## Prompt
Pictures stay out of the copy. Repeat exactly the lines from the first entry below through the line that contains "il6_star_y = [715, 980, 1060]", and nothing beyond.

## Records for the task
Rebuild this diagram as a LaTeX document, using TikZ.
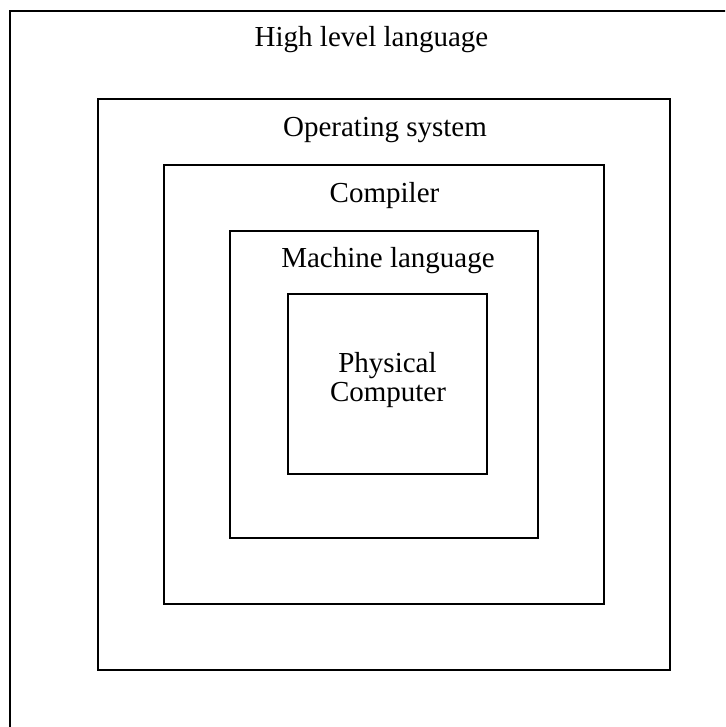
\documentclass[tikz,border=0pt]{standalone}
\usepackage{fontspec}
\setmainfont{Liberation Serif}
\begin{document}
\begin{tikzpicture}[x=1pt,y=1pt,
  layerbox/.style={draw=black, line width=1.3pt, rectangle, inner sep=0pt, outer sep=0pt},
  layerlabel/.style={anchor=base, inner sep=0pt, font=\fontsize{29}{29}\selectfont}]
\useasboundingbox (0,0) rectangle (725,727);
\clip (0,0) rectangle (725,727);
% outer box (extends beyond the visible area on the right and bottom)
\node[layerbox, minimum width=770, minimum height=770] (hll) at (395,331) {};
\node[layerbox, minimum width=572, minimum height=571] (os) at (384,342.5) {};
\node[layerbox, minimum width=440, minimum height=439] (comp) at (384,342.5) {};
\node[layerbox, minimum width=308, minimum height=307] (mach) at (384,342.5) {};
\node[layerbox, minimum width=199, minimum height=180] (phys) at (387.5,343) {};
% labels
\node[layerlabel] (hlltext) at (371.5,680) {High level language};
\node[layerlabel] (ostext) at (385,590) {Operating system};
\node[layerlabel] (comptext) at (384.5,524) {Compiler};
\node[layerlabel] (machtext) at (388,459) {Machine language};
\node[layerlabel] (phystext1) at (387.5,354) {Physical};
\node[layerlabel] (phystext2) at (388,325) {Computer};
\end{tikzpicture}
\end{document}
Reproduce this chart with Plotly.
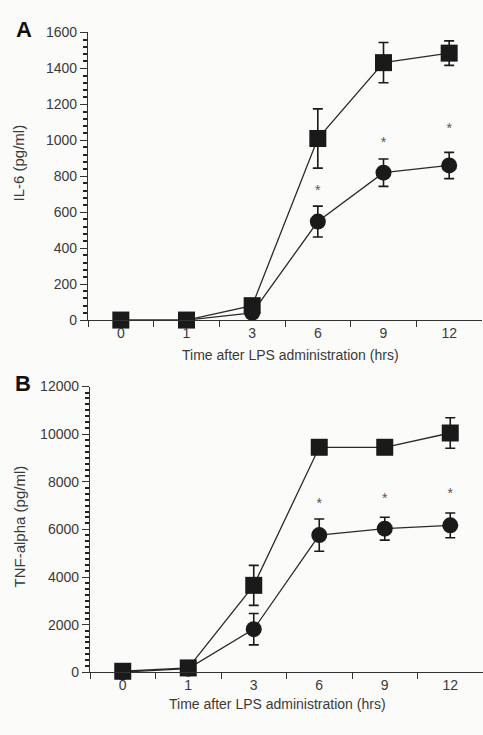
import plotly.graph_objects as go

hours = ["0", "1", "3", "6", "9", "12"]

# Panel A: IL-6 (pg/ml)
il6_square = [0, 0, 80, 1010, 1432, 1485]
il6_square_err = [0, 0, 0, 165, 112, 68]
il6_circle = [0, 0, 40, 548, 820, 860]
il6_circle_err = [0, 0, 0, 86, 76, 73]
il6_star_x = ["6", "9", "12"]
il6_star_y = [715, 980, 1060]

# Panel B: TNF-alpha (pg/ml)
tnf_square = [40, 180, 3650, 9450, 9450, 10050]
tnf_square_err = [0, 0, 840, 150, 250, 640]
tnf_circle = [0, 150, 1810, 5760, 6030, 6170]
tnf_circle_err = [0, 0, 660, 680, 480, 520]
tnf_star_x = ["6", "9", "12"]
tnf_star_y = [7050, 7250, 7450]

W, H = 483, 735
ink = "#1a1a1a"
txt = "#3a3a3a"
font = "Liberation Sans"

fig = go.Figure()

def add_panel(xa, ya, sq, sqe, ci, cie, sx, sy):
    fig.add_trace(go.Scatter(
        x=hours, y=ci, xaxis=xa, yaxis=ya, mode="lines+markers",
        line=dict(color="#2a2a2a", width=1.3),
        marker=dict(symbol="circle", size=16, color=ink),
        error_y=dict(type="data", array=cie, visible=True, color=ink, thickness=1.6, width=5),
        cliponaxis=False, showlegend=False))
    fig.add_trace(go.Scatter(
        x=hours, y=sq, xaxis=xa, yaxis=ya, mode="lines+markers",
        line=dict(color="#2a2a2a", width=1.3),
        marker=dict(symbol="square", size=17, color=ink),
        error_y=dict(type="data", array=sqe, visible=True, color=ink, thickness=1.6, width=5),
        cliponaxis=False, showlegend=False))
    fig.add_trace(go.Scatter(
        x=sx, y=sy, xaxis=xa, yaxis=ya, mode="text", text=["*"] * len(sx),
        textfont=dict(family=font, size=14, color="#555"),
        cliponaxis=False, showlegend=False))

add_panel("x", "y", il6_square, il6_square_err, il6_circle, il6_circle_err, il6_star_x, il6_star_y)
add_panel("x2", "y2", tnf_square, tnf_square_err, tnf_circle, tnf_circle_err, tnf_star_x, tnf_star_y)

xcommon = dict(type="category", categoryorder="array", categoryarray=hours,
               range=[-0.5, 5.5], tickson="boundaries", ticks="outside", ticklen=6,
               tickwidth=1.2, tickcolor="#333", showline=True, linecolor="#333", linewidth=1.3,
               showgrid=False, zeroline=False,
               tickfont=dict(family=font, size=14, color=txt))

def ycommon(rng, dtick, minor_dtick):
    return dict(range=rng, tickmode="linear", tick0=0, dtick=dtick, tickformat="d",
                ticks="outside", ticklen=7, tickwidth=1.2,
                tickcolor="#333", showline=True, linecolor="#333", linewidth=1.3,
                showgrid=False, zeroline=False,
                minor=dict(tick0=0, dtick=minor_dtick, ticks="outside", ticklen=4,
                           tickcolor="#222", tickwidth=1.5, showgrid=False),
                tickfont=dict(family=font, size=14, color=txt))

fig.update_layout(
    width=W, height=H, margin=dict(l=0, r=0, t=0, b=0),
    paper_bgcolor="#fbfbf9", plot_bgcolor="rgba(0,0,0,0)",
    xaxis=dict(domain=[88 / W, 482 / W], anchor="y", **xcommon),
    yaxis=dict(domain=[1 - 319 / H, 1 - 25 / H], anchor="x", **ycommon([0, 1600], 200, 40)),
    xaxis2=dict(domain=[90 / W, 483 / W], anchor="y2", **xcommon),
    yaxis2=dict(domain=[1 - 679 / H, 1 - 387 / H], anchor="x2", **ycommon([0, 12000], 2000, 250)),
)

def ann(text, x, y, size, angle=0, bold=False, color=txt):
    fig.add_annotation(text=f"<b>{text}</b>" if bold else text, x=x / W, y=1 - y / H,
                       xref="paper", yref="paper", showarrow=False, textangle=angle,
                       font=dict(family=font, size=size, color=color),
                       xanchor="center", yanchor="middle")

ann("IL-6 (pg/ml)", 19, 159, 15, angle=-90)
ann("TNF-alpha (pg/ml)", 19, 530, 15, angle=-90)
ann("Time after LPS administration (hrs)", 290, 355, 14)
ann("Time after LPS administration (hrs)", 277, 711, 14)
ann("A", 24, 22, 22, bold=True, color="#111")
ann("B", 23, 384, 22, bold=True, color="#111")

fig.write_html("out.html")
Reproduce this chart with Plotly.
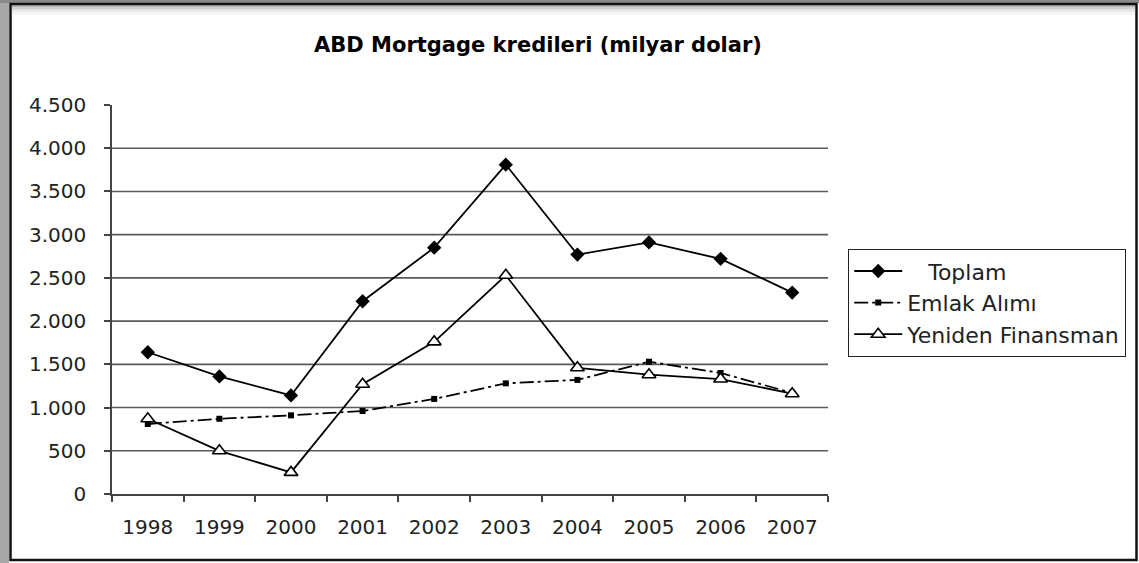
import plotly.graph_objects as go

# Data (billion USD)
years = ["1998", "1999", "2000", "2001", "2002", "2003", "2004", "2005", "2006", "2007"]
toplam = [1640, 1360, 1140, 2230, 2850, 3810, 2770, 2910, 2720, 2330]
emlak_alimi = [810, 870, 910, 960, 1100, 1280, 1320, 1530, 1400, 1170]
yeniden_finansman = [870, 500, 250, 1270, 1760, 2530, 1460, 1380, 1330, 1160]
y_ticks = [0, 500, 1000, 1500, 2000, 2500, 3000, 3500, 4000, 4500]
grid_values = [500, 1000, 1500, 2000, 2500, 3000, 3500, 4000]

W, H = 1139, 563
L, R, T, B = 112, 311, 105, 69
plot_w = W - L - R
plot_h = H - T - B

FONT = "DejaVu Sans"


def px_x(p):
    return (p - L) / plot_w


def px_y(p):
    return (H - B - p) / plot_h


fig = go.Figure()

fig.add_trace(go.Scatter(
    x=years, y=toplam, name="\u00a0\u00a0\u00a0Toplam", legendgroup="a",
    mode="lines+markers",
    line=dict(color="black", width=1.8),
    marker=dict(symbol="diamond", size=11, color="black"),
))
fig.add_trace(go.Scatter(
    x=years, y=emlak_alimi, name="Emlak Alımı", legendgroup="b",
    mode="lines+markers",
    line=dict(color="black", width=1.8, dash="14px,4px,3px,4px"),
    marker=dict(symbol="square", size=6, color="black"),
))
fig.add_trace(go.Scatter(
    x=years, y=yeniden_finansman, name="Yeniden Finansman", legendgroup="c",
    mode="lines+markers",
    line=dict(color="black", width=1.8),
    marker=dict(symbol="triangle-up", size=12, color="white",
                line=dict(color="black", width=1.6)),
))

# horizontal gridlines (none at the top tick, as in the original)
shapes = []
for v in grid_values:
    shapes.append(dict(type="line", xref="paper", yref="y", x0=0, x1=1, y0=v, y1=v,
                       line=dict(color="#5a5a5a", width=1.6), layer="below"))

# outer frame of the chart image
shapes.append(dict(type="rect", xref="paper", yref="paper",
                   x0=px_x(0), x1=px_x(9), y0=px_y(H), y1=px_y(0),
                   fillcolor="#a8a8a8", line=dict(width=0), layer="below"))
shapes.append(dict(type="rect", xref="paper", yref="paper",
                   x0=px_x(0), x1=px_x(W), y0=px_y(3), y1=px_y(0),
                   fillcolor="#8a8a8a", line=dict(width=0), layer="below"))
for i, c in enumerate(["#b8b8b8", "#d0d0d0", "#e2e2e2", "#efefef", "#f7f7f7"]):
    shapes.append(dict(type="line", xref="paper", yref="paper",
                       x0=px_x(12), x1=px_x(1135), y0=px_y(6 + i * 2), y1=px_y(6 + i * 2),
                       line=dict(color=c, width=2), layer="below"))
shapes.append(dict(type="rect", xref="paper", yref="paper",
                   x0=px_x(10.5), x1=px_x(1136.5), y0=px_y(560), y1=px_y(4),
                   line=dict(color="#111111", width=2.5), layer="below"))

fig.update_layout(
    width=W, height=H,
    margin=dict(l=L, r=R, t=T, b=B),
    paper_bgcolor="white", plot_bgcolor="white",
    separators=",.",
    font=dict(family=FONT, size=20, color="#222222"),
    title=dict(text="<b>ABD Mortgage kredileri (milyar dolar)</b>",
               font=dict(family=FONT, size=21, color="black"),
               xref="paper", x=px_x(538), xanchor="center",
               yref="container", y=1 - 45 / H, yanchor="middle"),
    xaxis=dict(type="category", range=[-0.5, 9.5], showgrid=False,
               showline=True, linecolor="#444444", linewidth=1.6,
               ticks="outside", ticklen=6, tickcolor="#444444", tickwidth=1.6,
               tickson="boundaries", ticklabelstandoff=14,
               tickfont=dict(family=FONT, size=20, color="#222222")),
    yaxis=dict(range=[0, 4500], tickvals=y_ticks, tickformat=",.0f",
               showgrid=False, zeroline=False,
               showline=True, linecolor="#444444", linewidth=1.6,
               ticks="outside", ticklen=6, tickcolor="#444444", tickwidth=1.6,
               ticklabelstandoff=14,
               tickfont=dict(family=FONT, size=20, color="#222222")),
    legend=dict(x=px_x(848), xanchor="left", y=px_y(249), yanchor="top",
                bordercolor="#222222", borderwidth=1.2, bgcolor="white",
                font=dict(family=FONT, size=22, color="#222222"),
                tracegroupgap=0, itemwidth=48),
    shapes=shapes,
    showlegend=True,
)

# the page body has a default 8px margin; drop it so the figure sits at 0,0
fig.write_html("out.html", config={"displayModeBar": False},
               post_script="document.body.style.margin='0';")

## Answer below
Rebuild this diagram as a LaTeX document, using TikZ.
\documentclass[tikz,border=0pt]{standalone}
\usepackage{fontspec}
\setmainfont{Liberation Serif}
\begin{document}
\begin{tikzpicture}[x=1pt,y=1pt,
  layerbox/.style={draw=black, line width=1.3pt, rectangle, inner sep=0pt, outer sep=0pt},
  layerlabel/.style={anchor=base, inner sep=0pt, font=\fontsize{29}{29}\selectfont}]
\useasboundingbox (0,0) rectangle (725,727);
\clip (0,0) rectangle (725,727);
% outer box (extends beyond the visible area on the right and bottom)
\node[layerbox, minimum width=770, minimum height=770] (hll) at (395,331) {};
\node[layerbox, minimum width=572, minimum height=571] (os) at (384,342.5) {};
\node[layerbox, minimum width=440, minimum height=439] (comp) at (384,342.5) {};
\node[layerbox, minimum width=308, minimum height=307] (mach) at (384,342.5) {};
\node[layerbox, minimum width=199, minimum height=180] (phys) at (387.5,343) {};
% labels
\node[layerlabel] (hlltext) at (371.5,680) {High level language};
\node[layerlabel] (ostext) at (385,590) {Operating system};
\node[layerlabel] (comptext) at (384.5,524) {Compiler};
\node[layerlabel] (machtext) at (388,459) {Machine language};
\node[layerlabel] (phystext1) at (387.5,354) {Physical};
\node[layerlabel] (phystext2) at (388,325) {Computer};
\end{tikzpicture}
\end{document}
Reproduce this chart with Plotly.
import plotly.graph_objects as go

hours = ["0", "1", "3", "6", "9", "12"]

# Panel A: IL-6 (pg/ml)
il6_square = [0, 0, 80, 1010, 1432, 1485]
il6_square_err = [0, 0, 0, 165, 112, 68]
il6_circle = [0, 0, 40, 548, 820, 860]
il6_circle_err = [0, 0, 0, 86, 76, 73]
il6_star_x = ["6", "9", "12"]
il6_star_y = [715, 980, 1060]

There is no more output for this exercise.